濃度・オブ・ザ・リングBACK NUMBER
「葛西純を見ろ、この背中を見ろ」“デスマッチのカリスマ”は、2連敗でもドラマを作った…異例の第1試合で竹田誠志と見せた「全力疾走」
text by
橋本宗洋Norihiro Hashimoto
photograph byNorihiro Hashimoto
posted2023/02/07 17:00
“4年ぶりの黄金カード”となった葛西純vs竹田誠志
それでも勝ったのはドリューだ。必殺技スワントーン・ボムを2発決めた。リングに蛍光灯で作った十字架を持ち込み、頭には有刺鉄線の荊冠。クリスマスにキリストの受難になぞらえた姿で試合に臨んだドリューの姿を見て、以前インタビューした時のことを思い出した。日本での生活を楽しみながら「でもクリスマスに家族と一緒にいられないのは寂しい」と言っていたドリュー。試合前にも、バックヤードで母親とビデオ通話をしていた。

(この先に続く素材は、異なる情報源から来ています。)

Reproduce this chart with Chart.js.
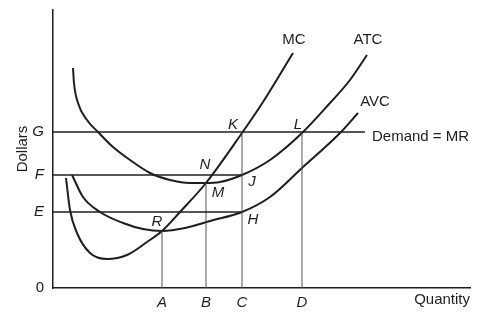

「会いたいよって言われたけど、俺は“これから葛西純とデスマッチなんだよなぁ”って(笑)」
葛西からの勝利は、自分の力で掴んだ最高のクリスマスプレゼント。前回のタイトルマッチではもう一人のトップ選手である竹田誠志に勝っており「これ以上、何がある?」と喜びを語った。
葛西が今どうしても竹田とデスマッチをしたかった理由
葛西は敗れたものの「葛西純の全盛期は10年後」と胸を張った。だが心残りもあった。ベルトを巻き、初防衛戦を1月3日の新木場1stRING大会で行なうと宣言していたのだ。挑戦者には盟友にしてライバルの竹田を指名していた。インタビュースペースで、葛西はノンタイトルでの試合実現をアピール、いや懇願する。
「明日何が起きるか分からない今、アイツとやることをあきらめきれない。タイトルマッチじゃなくていい、なんなら第1試合の10分一本勝負でいい。タイミングを待ってちゃいけないんだ、タイミングを作らないと。これは葛西純の最後のワガママです! お願いします」
泣きながら床に手をつく葛西。「全盛期は10年後」なのに今、どうしても竹田とデスマッチをしなければならない理由があった。それは試合後に明かされることになる。
葛西純vs竹田誠志は「全力疾走のデスマッチ」に
年が明けて1月3日。葛西純vs竹田誠志のデスマッチは、本当に第1試合の10分一本勝負になった。葛西曰く「全力疾走のデスマッチ」。4年ぶりの黄金カード実現だった。
この2人に10分は短すぎる。誰もがそう感じていたはずだ。激しく、密度の濃い時間切れ引き分けになるのではないかと筆者は予想していた。だが激しく密度が濃い試合は、竹田の勝ちになった。フォークを何十本と立てたボードの上へリバースUクラッシュ改で叩きつけて3カウント。
ファイトスポーツでは、よく「拳で会話する」という表現が使われるが、葛西は実際に言葉を使う。この試合では「竹田おかえり! お前がいないとダメなんだ!」であり「お前にはデスマッチしかねえだろ!」。
なぜ「おかえり」なのかといえば、竹田が昨年、長期欠場しているからだ。原因は1月に妻が亡くなったこと。幼い娘もおり、気持ちも生活も落ち着かせる必要があった。夏に復帰、ドリューのベルトに挑戦もした竹田だが、葛西はまだ本調子ではないと見ていたようだ。